• _Set problem_
From the listing below, copy only the lines from the line that contains "Emit a Python" to the line that contains "edges = np.linspace(0, 25, 31)", counting those two lines as part of the copy.

Begin Data

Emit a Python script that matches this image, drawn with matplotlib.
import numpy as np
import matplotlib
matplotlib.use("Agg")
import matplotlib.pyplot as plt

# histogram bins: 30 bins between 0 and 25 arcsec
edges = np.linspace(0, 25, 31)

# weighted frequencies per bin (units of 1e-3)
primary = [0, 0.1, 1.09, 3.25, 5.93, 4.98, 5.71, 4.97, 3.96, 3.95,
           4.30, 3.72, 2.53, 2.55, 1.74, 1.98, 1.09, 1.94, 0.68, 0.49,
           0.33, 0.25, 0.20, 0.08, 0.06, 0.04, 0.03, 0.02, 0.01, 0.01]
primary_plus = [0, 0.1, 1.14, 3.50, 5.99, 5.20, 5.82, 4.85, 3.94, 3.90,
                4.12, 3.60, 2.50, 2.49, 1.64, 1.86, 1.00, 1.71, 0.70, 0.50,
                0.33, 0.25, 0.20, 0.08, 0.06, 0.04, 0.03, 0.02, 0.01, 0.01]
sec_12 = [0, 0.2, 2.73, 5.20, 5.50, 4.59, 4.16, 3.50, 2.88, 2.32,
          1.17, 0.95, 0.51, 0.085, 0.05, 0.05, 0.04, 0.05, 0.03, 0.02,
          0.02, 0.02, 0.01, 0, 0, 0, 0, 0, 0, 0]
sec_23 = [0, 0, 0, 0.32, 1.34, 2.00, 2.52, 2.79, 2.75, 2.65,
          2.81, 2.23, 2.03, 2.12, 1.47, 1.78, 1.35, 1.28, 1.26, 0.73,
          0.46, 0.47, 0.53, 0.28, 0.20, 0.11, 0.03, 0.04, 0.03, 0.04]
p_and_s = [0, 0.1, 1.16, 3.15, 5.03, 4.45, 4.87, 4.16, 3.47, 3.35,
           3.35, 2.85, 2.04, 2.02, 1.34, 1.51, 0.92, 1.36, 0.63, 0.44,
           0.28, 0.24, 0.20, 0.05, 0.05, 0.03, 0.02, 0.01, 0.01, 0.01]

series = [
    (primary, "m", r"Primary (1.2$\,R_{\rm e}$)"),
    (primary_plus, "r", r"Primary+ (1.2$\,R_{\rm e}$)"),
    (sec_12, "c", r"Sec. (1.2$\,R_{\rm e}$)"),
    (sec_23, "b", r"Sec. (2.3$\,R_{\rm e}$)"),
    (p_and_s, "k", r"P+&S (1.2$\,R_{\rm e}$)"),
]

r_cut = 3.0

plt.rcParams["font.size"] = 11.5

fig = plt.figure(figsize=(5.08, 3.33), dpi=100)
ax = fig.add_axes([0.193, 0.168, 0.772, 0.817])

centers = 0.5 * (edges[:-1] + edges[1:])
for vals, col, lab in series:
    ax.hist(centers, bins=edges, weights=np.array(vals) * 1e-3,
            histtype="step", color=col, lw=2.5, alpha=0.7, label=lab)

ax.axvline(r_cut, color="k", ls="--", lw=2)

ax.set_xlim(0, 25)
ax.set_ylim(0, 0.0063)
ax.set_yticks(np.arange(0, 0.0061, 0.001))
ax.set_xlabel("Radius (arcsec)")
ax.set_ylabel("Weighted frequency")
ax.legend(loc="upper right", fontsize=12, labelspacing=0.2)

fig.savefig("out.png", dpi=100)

End Data
Begin Data

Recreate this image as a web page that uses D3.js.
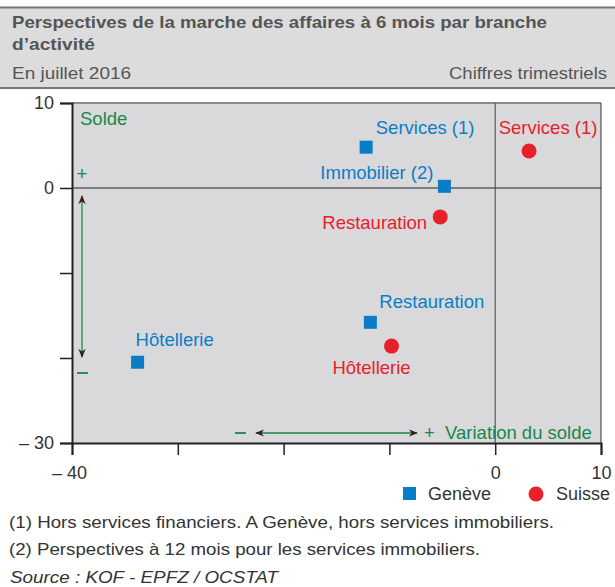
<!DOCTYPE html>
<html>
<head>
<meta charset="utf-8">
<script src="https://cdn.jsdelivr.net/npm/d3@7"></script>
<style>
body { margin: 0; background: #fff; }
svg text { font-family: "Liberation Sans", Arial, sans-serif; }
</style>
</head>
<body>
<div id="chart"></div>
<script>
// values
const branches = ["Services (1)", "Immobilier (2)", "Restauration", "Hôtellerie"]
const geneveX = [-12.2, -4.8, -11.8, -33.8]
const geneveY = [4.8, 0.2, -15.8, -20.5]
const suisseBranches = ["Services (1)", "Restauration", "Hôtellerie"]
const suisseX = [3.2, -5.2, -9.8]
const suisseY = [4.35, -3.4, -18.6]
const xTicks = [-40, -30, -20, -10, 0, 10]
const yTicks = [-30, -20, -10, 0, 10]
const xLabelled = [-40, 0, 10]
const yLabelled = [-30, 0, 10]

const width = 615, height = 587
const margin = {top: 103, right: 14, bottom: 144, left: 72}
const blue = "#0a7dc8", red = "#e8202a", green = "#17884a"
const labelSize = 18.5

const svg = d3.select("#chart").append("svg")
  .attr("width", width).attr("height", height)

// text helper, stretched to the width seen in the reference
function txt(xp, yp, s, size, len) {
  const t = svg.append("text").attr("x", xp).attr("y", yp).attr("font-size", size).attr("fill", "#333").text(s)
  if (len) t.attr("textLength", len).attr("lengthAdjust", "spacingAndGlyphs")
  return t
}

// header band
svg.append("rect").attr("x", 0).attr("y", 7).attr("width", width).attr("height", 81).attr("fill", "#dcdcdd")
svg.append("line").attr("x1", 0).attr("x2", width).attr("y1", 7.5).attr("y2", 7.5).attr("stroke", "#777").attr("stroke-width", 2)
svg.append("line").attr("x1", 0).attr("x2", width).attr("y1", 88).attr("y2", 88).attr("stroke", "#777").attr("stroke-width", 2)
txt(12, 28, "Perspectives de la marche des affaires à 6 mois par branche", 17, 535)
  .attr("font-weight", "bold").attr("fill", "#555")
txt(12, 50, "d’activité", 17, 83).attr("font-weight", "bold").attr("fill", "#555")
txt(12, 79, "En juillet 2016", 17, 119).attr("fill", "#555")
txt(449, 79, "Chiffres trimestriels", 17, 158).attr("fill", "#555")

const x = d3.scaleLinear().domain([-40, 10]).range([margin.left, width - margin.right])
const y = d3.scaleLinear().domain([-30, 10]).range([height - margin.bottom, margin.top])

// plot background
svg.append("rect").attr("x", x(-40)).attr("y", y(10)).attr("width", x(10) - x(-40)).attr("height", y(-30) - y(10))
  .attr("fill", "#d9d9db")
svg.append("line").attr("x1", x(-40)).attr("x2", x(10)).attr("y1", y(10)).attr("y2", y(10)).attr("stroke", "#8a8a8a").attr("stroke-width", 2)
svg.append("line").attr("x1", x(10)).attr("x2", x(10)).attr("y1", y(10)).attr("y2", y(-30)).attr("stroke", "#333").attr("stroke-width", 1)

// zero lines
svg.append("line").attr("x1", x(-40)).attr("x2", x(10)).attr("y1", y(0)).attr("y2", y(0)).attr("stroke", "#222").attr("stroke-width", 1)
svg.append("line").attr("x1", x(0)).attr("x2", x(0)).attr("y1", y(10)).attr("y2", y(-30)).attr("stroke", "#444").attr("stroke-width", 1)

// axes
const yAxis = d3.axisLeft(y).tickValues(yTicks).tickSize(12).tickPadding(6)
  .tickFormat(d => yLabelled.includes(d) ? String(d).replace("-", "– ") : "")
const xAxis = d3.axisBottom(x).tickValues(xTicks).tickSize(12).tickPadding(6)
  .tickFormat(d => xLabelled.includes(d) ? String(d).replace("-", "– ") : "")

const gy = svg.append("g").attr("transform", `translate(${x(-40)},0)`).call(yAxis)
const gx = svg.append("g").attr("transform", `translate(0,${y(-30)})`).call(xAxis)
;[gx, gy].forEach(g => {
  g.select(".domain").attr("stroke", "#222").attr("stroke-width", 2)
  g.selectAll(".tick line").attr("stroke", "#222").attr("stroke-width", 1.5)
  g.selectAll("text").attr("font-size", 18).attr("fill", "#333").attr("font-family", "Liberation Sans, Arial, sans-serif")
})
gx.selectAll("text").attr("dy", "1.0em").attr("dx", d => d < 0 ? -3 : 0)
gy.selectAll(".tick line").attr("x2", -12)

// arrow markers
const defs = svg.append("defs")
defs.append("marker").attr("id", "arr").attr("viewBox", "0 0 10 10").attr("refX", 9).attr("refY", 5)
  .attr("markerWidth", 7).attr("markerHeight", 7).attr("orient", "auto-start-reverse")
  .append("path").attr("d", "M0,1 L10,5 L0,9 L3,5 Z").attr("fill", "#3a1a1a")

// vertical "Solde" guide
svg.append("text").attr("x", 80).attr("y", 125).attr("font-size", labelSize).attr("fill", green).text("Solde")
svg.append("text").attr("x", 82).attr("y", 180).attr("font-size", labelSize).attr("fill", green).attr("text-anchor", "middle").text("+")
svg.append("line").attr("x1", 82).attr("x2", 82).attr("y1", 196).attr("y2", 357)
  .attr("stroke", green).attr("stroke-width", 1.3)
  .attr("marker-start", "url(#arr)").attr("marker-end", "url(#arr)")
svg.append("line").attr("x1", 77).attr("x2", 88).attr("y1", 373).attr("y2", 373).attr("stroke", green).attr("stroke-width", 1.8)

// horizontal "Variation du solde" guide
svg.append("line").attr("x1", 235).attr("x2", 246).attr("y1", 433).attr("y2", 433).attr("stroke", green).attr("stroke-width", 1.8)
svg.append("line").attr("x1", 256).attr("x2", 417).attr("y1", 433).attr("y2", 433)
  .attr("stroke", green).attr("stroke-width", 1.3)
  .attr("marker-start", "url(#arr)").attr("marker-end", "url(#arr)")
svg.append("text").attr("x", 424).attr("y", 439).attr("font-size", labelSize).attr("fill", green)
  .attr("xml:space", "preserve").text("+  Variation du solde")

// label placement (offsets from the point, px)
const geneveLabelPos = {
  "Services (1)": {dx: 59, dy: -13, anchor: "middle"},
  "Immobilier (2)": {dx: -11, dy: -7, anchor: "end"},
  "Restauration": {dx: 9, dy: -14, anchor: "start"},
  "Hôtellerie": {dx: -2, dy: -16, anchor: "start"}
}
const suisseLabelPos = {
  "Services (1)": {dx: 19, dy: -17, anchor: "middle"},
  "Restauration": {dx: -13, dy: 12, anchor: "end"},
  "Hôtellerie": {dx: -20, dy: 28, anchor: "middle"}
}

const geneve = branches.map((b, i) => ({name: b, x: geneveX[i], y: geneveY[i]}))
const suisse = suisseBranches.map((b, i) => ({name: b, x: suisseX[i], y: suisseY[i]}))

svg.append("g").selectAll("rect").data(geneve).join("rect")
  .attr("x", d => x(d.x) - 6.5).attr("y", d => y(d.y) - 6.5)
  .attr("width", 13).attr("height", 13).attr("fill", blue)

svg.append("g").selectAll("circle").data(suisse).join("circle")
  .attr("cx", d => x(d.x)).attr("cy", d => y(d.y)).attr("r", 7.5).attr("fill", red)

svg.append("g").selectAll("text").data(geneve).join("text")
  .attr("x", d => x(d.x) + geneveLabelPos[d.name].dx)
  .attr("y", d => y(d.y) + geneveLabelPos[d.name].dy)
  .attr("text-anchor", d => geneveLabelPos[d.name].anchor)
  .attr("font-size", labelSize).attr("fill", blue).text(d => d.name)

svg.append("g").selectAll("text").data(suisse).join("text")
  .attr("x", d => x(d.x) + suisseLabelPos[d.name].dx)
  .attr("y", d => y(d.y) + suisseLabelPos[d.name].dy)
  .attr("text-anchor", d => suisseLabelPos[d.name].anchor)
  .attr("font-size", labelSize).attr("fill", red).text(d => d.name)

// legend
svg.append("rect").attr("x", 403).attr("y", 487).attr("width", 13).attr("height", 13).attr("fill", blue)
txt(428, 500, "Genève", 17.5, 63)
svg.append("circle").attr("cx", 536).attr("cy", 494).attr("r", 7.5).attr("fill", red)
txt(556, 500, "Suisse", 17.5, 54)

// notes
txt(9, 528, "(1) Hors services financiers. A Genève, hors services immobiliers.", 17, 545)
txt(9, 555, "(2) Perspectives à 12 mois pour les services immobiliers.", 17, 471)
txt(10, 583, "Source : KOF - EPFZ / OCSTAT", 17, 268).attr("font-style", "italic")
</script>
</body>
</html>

End Data

• _Written solution_
Emit a Python script that matches this image, drawn with matplotlib.
import numpy as np
import matplotlib
matplotlib.use("Agg")
import matplotlib.pyplot as plt

# histogram bins: 30 bins between 0 and 25 arcsec
edges = np.linspace(0, 25, 31)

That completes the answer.